The ball that was used in the Premier League [in 2025-26] was the Puma Orbita, which does not have those same kind of grooves. So depending on what the club is using, they may find the Trionda ball familiar or not.
And, of course, players are getting stronger. There is more data on nutrition, recovery, diets, and all of this stuff is improving. So, their legs are getting bigger and stronger and they’re kicking with a lot more force than they were even a generation ago.
So, I think it would be much too simplistic to say it’s the ball’s fault if the goals are going up. There’s just a lot at play right now in these tournaments. This is not Qatar, you’re not playing all of these games in a small amount of space. This is Vancouver down to Mexico City, I mean, just the climates and different environments make it very different for the players.
FOS: Why does Adidas continue changing the ball’s construction and design from one World Cup to the next?
JG: Adidas has had the contract on these tournament balls since 1970. Every ball is different, and the countries help name the ball and pick the color scheme.
With the Trionda, the US gets the blue star, Mexico gets the Aztec eagle, and Canada gets the red maple leaf. It’s great for marketing, because for Adidas, they sold the Trionda for $170 dollars last fall and they just flew off the shelves.
FOS: Retired goalkeepers have described the Trionda’s movement as unpredictable and difficult to save. What causes the ball to wobble or appear to change speed in the air?
JG: What my colleagues in Japan and I have discovered is that it’s very orientation-dependent, what this ball’s aerodynamic coefficients are like. So, for example, if I were to have the ball coming at you with very little spin at the point, that’s going to have a different type of drag force than if I move it to where the panel is coming at you.

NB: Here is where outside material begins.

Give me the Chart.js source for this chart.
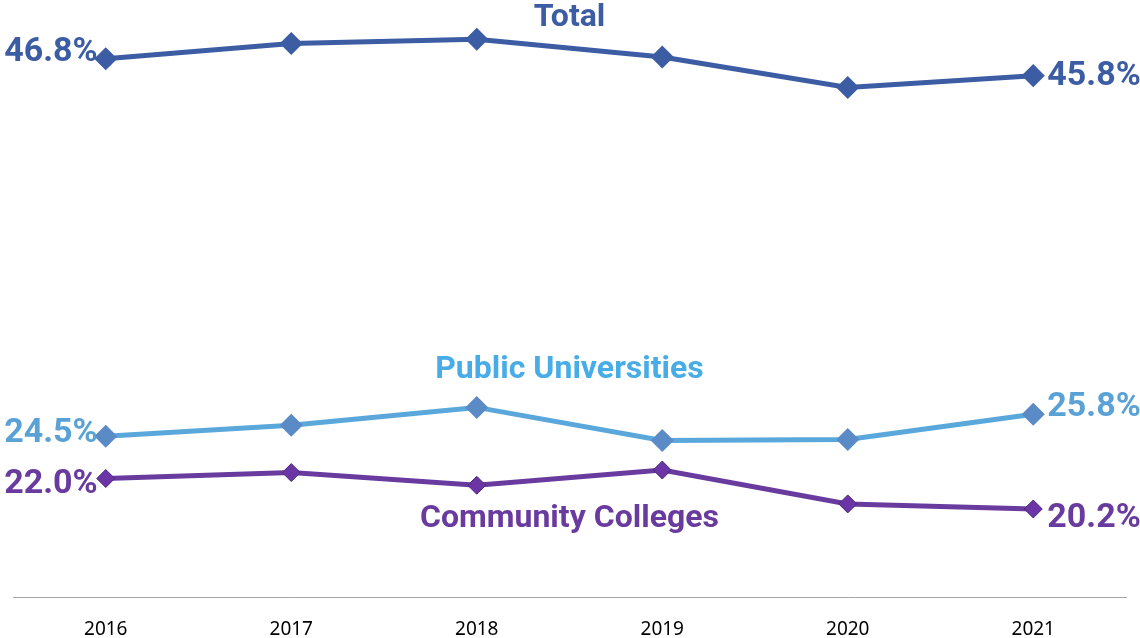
<!DOCTYPE html>
<html>
<head>
<meta charset="utf-8">
<script src="https://cdn.jsdelivr.net/npm/chart.js@4"></script>
<style>
  html, body { margin: 0; padding: 0; background: #fff; }
  #wrap { width: 1140px; height: 638px; }
</style>
</head>
<body>
<div id="wrap"><canvas id="rateChart" width="1140" height="638"></canvas></div>
<script>
const years = ['2016', '2017', '2018', '2019', '2020', '2021'];
const totalRate = [46.8, 47.7, 47.95, 46.9, 45.1, 45.8];
const publicRate = [24.5, 25.15, 26.2, 24.25, 24.3, 25.8];
const communityRate = [22.0, 22.35, 21.6, 22.5, 20.5, 20.2];

const blue = '#3C5DA3';
const lightBlue = '#5AA7DC';
const purple = '#6A3B9F';

// end labels + series names, placed through the scales
const labelPlugin = {
    id: 'seriesLabels',
    afterDatasetsDraw(chart) {
        const ctx = chart.ctx;
        const x = chart.scales.x;
        const y = chart.scales.y;
        const last = years.length - 1;
        const pct = v => v.toFixed(1) + '%';
        const ends = [
            { data: totalRate, color: blue, dl: -6, dr: 1 },
            { data: publicRate, color: '#5AA2D6', dl: -3, dr: -7 },
            { data: communityRate, color: purple, dl: 6, dr: 10 }
        ];
        ctx.save();
        ctx.font = 'bold 34px Roboto';
        ctx.textBaseline = 'middle';
        ends.forEach(s => {
            ctx.fillStyle = s.color;
            ctx.textAlign = 'right';
            ctx.fillText(pct(s.data[0]), x.getPixelForValue(0) - 8, y.getPixelForValue(s.data[0]) + s.dl);
            ctx.textAlign = 'left';
            ctx.fillText(pct(s.data[last]), x.getPixelForValue(last) + 14, y.getPixelForValue(s.data[last]) + s.dr);
        });
        const mid = (chart.chartArea.left + chart.chartArea.right) / 2;
        ctx.textAlign = 'center';
        ctx.font = 'bold 32px Roboto';
        ctx.fillStyle = blue;
        ctx.fillText('Total', mid, y.getPixelForValue(49.2));
        ctx.fillStyle = '#48ACE6';
        ctx.fillText('Public Universities', mid, y.getPixelForValue(28.4));
        ctx.fillStyle = purple;
        ctx.fillText('Community Colleges', mid, y.getPixelForValue(19.6));
        ctx.restore();
    }
};

new Chart(document.getElementById('rateChart'), {
    type: 'line',
    data: {
        labels: years,
        datasets: [{
            label: 'Total',
            data: totalRate,
            borderColor: blue,
            backgroundColor: blue,
            pointBorderColor: blue,
            borderWidth: 5,
            pointStyle: 'rectRot',
            pointRadius: 8,
            fill: false
        }, {
            label: 'Public Universities',
            data: publicRate,
            borderColor: lightBlue,
            backgroundColor: '#5B8BC6',
            pointBorderColor: '#5B8BC6',
            borderWidth: 5,
            pointStyle: 'rectRot',
            pointRadius: 8,
            fill: false
        }, {
            label: 'Community Colleges',
            data: communityRate,
            borderColor: purple,
            backgroundColor: '#6B35A5',
            pointBorderColor: '#4A2A7A',
            pointBorderWidth: 1,
            borderWidth: 5,
            pointStyle: 'rectRot',
            pointRadius: 9,
            fill: false
        }]
    },
    options: {
        responsive: false,
        animation: false,
        layout: { padding: { left: 13, right: 14, top: 3, bottom: 0 } },
        plugins: {
            legend: { display: false },
            tooltip: { enabled: false }
        },
        scales: {
            x: {
                offset: true,
                grid: { display: false, drawTicks: false },
                border: { display: true, color: '#A6A6A6', width: 1 },
                ticks: { color: '#000', font: { family: 'Noto Sans', size: 19 }, padding: 21 },
                afterFit(scale) { scale.height = 41; }
            },
            y: {
                display: false,
                min: 15,
                max: 49.5
            }
        }
    },
    plugins: [labelPlugin]
});
</script>
</body>
</html>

With a great knuckleball in baseball or soccer, the ball will rotate a little bit. And as it starts to rotate through these different orientations, the drag and the side forces start to change, leading to wobbles and the ball looking like it is slowing down or speeding up. It’s not actually speeding up, it’s just not slowing down as much.
Some of these kicks that have had little spin look like they’re flummoxing the goalkeepers because of these different orientations that the ball is getting into when it’s on its way to the goal.
FOS: How much can conditions such as altitude, heat, humidity, air conditioning or an enclosed stadium change the way a ball travels?
JG: If you increase the humidity you actually lower the air density a little bit. It’s why baseball home runs fly out more in the hot summer than they do in, say, October, when it’s more dry.
Elevation is an issue because, if you’re playing in Mexico City, the air density is about 80-81% what it is at sea level. What that means is your air drag is going to drop by 20%, so the ball is going to appear faster at higher elevation. But, as it spins, it also doesn’t curve as much at high altitude.
There are 16 grasses right now for the World Cup. Ten of them have the Kentucky blue grass, which is especially designed for the more climate-controlled stadiums that have domes and roofs. That’s much better for games in Seattle, for example. The six stadiums that have the Bermuda grass, that’s good for a hot climate. That includes places like Miami where it’s open and they can’t control the climate.